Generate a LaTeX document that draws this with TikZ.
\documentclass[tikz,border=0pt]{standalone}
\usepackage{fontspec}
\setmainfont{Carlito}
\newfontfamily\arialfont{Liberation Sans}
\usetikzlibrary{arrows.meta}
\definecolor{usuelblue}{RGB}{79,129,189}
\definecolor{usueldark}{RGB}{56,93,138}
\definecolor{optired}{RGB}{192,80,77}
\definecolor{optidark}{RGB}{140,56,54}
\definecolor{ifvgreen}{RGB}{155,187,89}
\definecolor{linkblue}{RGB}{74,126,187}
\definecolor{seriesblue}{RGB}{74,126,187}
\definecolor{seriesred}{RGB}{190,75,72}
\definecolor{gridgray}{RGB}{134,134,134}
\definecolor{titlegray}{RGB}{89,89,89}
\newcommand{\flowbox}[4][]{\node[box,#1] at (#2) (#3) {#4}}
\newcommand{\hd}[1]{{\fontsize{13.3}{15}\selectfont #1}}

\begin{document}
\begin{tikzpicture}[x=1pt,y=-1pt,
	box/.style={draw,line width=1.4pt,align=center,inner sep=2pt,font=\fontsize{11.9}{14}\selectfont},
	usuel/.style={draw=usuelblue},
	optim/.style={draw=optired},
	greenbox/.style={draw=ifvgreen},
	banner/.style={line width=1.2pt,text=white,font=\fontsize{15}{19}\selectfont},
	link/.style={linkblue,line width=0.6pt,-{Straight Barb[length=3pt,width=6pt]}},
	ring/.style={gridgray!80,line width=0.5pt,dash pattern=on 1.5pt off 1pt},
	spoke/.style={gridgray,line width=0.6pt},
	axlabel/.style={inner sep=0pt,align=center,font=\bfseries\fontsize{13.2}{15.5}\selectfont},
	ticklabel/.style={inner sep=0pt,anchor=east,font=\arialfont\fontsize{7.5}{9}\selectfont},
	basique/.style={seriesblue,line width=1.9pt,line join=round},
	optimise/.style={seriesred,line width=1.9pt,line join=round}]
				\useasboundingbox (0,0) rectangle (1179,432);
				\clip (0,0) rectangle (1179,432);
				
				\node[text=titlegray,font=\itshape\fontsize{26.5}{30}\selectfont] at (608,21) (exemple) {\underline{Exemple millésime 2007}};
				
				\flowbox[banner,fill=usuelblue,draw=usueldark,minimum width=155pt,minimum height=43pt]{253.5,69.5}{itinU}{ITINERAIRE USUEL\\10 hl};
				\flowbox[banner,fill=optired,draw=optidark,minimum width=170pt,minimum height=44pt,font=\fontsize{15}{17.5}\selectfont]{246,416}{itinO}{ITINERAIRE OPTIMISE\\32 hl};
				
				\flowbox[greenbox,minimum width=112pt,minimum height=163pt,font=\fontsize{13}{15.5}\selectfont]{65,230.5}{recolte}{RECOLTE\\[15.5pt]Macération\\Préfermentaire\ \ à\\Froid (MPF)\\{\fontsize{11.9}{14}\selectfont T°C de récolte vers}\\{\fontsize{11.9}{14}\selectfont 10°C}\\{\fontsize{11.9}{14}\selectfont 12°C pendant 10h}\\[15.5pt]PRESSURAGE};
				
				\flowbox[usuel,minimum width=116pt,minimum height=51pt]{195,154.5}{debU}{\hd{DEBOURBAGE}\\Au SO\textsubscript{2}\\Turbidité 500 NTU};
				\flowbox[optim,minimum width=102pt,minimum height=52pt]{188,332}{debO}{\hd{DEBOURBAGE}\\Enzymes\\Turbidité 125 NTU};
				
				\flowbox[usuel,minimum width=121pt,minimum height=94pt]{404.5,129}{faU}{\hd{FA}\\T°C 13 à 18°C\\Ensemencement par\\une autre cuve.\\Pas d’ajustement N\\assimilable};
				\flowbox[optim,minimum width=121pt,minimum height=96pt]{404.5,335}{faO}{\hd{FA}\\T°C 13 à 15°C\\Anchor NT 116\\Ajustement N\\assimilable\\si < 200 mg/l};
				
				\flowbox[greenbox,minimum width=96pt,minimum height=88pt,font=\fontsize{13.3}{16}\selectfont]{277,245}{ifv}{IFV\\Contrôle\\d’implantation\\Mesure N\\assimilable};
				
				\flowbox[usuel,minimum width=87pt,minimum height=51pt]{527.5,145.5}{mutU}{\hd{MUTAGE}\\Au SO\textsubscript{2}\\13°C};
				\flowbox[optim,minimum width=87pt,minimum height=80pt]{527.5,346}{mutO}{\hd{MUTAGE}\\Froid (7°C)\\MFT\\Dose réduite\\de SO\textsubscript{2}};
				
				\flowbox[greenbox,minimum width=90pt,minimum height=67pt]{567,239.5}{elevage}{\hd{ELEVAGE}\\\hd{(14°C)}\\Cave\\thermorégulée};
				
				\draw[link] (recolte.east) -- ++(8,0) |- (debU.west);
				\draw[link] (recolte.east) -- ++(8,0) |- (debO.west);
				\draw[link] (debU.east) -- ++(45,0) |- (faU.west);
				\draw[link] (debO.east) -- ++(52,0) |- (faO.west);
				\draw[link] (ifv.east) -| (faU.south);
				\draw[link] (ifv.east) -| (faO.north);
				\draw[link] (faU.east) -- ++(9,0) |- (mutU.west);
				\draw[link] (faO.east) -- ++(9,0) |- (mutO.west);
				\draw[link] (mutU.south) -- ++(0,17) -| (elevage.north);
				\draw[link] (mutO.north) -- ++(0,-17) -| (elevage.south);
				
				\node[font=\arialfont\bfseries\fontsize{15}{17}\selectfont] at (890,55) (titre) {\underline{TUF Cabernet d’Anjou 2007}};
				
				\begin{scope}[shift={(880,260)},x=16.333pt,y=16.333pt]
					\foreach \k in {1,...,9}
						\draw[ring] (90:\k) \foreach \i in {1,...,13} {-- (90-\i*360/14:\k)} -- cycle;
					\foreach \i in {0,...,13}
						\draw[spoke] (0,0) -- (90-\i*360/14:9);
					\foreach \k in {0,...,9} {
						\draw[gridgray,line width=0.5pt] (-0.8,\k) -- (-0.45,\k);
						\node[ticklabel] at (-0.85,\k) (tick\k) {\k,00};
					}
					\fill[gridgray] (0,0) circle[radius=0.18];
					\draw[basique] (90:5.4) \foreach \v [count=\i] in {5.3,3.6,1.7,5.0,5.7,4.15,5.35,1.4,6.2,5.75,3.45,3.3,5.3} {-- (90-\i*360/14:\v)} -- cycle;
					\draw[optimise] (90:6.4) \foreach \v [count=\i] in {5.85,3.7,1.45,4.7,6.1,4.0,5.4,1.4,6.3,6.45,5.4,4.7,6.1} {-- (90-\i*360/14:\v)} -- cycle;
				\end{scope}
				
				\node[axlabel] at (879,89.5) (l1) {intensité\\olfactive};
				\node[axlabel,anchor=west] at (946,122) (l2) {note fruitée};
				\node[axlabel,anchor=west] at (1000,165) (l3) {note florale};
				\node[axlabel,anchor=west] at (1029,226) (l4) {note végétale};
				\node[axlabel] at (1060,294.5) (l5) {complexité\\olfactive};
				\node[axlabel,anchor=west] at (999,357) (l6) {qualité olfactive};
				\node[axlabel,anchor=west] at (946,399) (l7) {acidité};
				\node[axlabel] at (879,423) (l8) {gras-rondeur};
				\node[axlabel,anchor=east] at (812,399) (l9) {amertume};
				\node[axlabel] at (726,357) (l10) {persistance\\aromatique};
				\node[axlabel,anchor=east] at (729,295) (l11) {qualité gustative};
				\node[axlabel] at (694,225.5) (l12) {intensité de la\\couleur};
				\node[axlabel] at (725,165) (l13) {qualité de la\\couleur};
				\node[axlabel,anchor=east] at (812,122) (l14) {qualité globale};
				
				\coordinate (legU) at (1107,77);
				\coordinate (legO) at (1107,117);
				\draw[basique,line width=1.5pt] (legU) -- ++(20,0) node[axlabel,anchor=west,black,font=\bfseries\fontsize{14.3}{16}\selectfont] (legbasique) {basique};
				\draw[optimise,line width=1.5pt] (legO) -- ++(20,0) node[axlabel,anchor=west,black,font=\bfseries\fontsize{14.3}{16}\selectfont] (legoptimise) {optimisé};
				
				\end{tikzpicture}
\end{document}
* * *
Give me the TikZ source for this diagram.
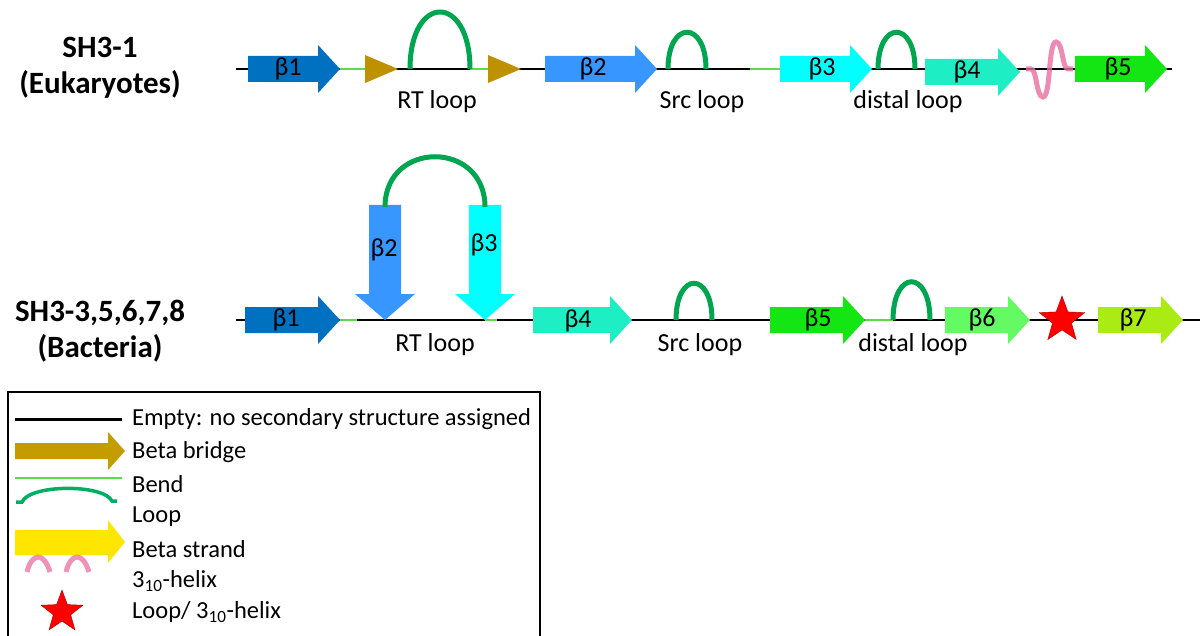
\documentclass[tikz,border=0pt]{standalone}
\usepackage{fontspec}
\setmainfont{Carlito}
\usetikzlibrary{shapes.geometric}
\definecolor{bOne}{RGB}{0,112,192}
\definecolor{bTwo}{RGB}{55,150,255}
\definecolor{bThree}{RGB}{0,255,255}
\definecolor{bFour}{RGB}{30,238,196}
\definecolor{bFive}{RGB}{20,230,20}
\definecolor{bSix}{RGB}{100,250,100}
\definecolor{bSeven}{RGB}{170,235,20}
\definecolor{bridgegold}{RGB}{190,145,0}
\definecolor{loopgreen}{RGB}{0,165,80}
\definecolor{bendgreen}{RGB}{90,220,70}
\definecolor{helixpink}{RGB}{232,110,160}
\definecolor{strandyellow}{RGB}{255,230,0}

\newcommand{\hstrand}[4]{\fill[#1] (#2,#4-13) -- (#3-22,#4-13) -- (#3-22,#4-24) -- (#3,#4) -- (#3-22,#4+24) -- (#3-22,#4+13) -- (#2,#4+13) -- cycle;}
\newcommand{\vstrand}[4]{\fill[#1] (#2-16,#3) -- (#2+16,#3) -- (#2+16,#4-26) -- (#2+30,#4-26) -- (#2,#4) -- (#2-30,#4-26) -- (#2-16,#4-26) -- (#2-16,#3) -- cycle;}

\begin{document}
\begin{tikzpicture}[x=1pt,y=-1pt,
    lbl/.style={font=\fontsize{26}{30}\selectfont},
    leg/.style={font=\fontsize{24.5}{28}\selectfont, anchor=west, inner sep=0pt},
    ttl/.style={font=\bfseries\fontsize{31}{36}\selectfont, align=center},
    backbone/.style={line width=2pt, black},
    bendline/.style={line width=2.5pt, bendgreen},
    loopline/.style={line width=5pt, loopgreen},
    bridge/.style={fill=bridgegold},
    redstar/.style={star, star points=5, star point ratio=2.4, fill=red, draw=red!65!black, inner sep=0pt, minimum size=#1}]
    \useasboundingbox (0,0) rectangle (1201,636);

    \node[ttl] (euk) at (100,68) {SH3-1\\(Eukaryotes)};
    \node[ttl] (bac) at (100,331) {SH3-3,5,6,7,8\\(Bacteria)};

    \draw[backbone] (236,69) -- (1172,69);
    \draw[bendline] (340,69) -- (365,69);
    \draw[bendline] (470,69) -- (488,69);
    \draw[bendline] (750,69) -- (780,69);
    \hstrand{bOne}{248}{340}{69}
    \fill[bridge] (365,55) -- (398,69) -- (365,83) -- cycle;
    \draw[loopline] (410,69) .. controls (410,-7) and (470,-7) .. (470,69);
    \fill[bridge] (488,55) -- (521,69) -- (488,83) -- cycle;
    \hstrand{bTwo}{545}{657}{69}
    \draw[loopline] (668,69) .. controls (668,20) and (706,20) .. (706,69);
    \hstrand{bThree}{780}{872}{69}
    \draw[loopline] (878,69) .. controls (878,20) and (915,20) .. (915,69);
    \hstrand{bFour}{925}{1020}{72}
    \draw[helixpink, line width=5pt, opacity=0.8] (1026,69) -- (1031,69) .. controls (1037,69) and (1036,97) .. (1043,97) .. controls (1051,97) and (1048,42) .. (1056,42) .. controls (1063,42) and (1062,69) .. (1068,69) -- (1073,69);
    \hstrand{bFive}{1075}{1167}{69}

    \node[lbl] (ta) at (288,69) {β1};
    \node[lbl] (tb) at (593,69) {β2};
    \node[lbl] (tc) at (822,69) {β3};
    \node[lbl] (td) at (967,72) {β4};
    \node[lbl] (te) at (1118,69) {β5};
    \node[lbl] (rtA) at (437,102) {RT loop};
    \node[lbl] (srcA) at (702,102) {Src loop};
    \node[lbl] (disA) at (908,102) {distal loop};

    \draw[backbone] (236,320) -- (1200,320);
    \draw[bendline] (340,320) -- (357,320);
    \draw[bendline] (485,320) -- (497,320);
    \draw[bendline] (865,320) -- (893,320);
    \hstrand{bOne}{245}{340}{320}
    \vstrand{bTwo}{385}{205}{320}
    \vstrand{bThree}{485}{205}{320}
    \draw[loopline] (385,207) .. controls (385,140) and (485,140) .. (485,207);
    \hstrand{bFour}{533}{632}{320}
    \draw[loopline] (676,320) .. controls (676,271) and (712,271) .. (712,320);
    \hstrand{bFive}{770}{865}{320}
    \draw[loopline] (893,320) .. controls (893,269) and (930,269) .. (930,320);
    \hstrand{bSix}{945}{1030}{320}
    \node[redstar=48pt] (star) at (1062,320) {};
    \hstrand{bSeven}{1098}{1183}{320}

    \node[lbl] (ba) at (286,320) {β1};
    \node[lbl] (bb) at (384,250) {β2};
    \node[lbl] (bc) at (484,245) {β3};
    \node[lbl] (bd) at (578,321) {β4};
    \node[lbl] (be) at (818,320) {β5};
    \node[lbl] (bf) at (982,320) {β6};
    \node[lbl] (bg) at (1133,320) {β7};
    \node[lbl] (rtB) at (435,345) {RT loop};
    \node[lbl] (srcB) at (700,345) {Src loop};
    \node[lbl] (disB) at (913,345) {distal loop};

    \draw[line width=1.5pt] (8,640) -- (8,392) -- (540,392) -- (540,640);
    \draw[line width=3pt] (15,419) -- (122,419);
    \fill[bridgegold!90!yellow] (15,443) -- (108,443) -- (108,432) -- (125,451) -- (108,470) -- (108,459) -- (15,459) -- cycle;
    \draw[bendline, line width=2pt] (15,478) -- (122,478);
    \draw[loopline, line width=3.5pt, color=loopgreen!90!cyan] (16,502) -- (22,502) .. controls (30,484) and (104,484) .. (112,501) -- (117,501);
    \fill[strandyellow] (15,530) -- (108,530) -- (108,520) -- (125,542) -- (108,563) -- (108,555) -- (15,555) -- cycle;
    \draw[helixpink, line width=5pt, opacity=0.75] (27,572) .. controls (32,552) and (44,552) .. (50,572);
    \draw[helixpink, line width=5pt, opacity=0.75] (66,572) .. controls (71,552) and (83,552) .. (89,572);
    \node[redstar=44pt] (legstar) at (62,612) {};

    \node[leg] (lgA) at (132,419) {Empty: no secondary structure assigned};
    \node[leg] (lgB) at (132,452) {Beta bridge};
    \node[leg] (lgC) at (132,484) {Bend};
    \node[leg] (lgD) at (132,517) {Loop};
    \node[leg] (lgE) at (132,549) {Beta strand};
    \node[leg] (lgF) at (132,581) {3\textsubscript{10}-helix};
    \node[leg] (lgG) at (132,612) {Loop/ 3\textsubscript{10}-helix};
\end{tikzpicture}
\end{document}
* * *
- Given problem -
Everything above from the line with "Give me the TikZ source for this diagram." through the line with "(#2-16,#3) -- (#2+16,#3)" should be retyped exactly, and nothing else; omit pictures.

- Result for this exercise -
Give me the TikZ source for this diagram.
\documentclass[tikz,border=0pt]{standalone}
\usepackage{fontspec}
\setmainfont{Carlito}
\usetikzlibrary{shapes.geometric}
\definecolor{bOne}{RGB}{0,112,192}
\definecolor{bTwo}{RGB}{55,150,255}
\definecolor{bThree}{RGB}{0,255,255}
\definecolor{bFour}{RGB}{30,238,196}
\definecolor{bFive}{RGB}{20,230,20}
\definecolor{bSix}{RGB}{100,250,100}
\definecolor{bSeven}{RGB}{170,235,20}
\definecolor{bridgegold}{RGB}{190,145,0}
\definecolor{loopgreen}{RGB}{0,165,80}
\definecolor{bendgreen}{RGB}{90,220,70}
\definecolor{helixpink}{RGB}{232,110,160}
\definecolor{strandyellow}{RGB}{255,230,0}

\newcommand{\hstrand}[4]{\fill[#1] (#2,#4-13) -- (#3-22,#4-13) -- (#3-22,#4-24) -- (#3,#4) -- (#3-22,#4+24) -- (#3-22,#4+13) -- (#2,#4+13) -- cycle;}
\newcommand{\vstrand}[4]{\fill[#1] (#2-16,#3) -- (#2+16,#3) -- (#2+16,#4-26) -- (#2+30,#4-26) -- (#2,#4) -- (#2-30,#4-26) -- (#2-16,#4-26) -- (#2-16,#3) -- cycle;}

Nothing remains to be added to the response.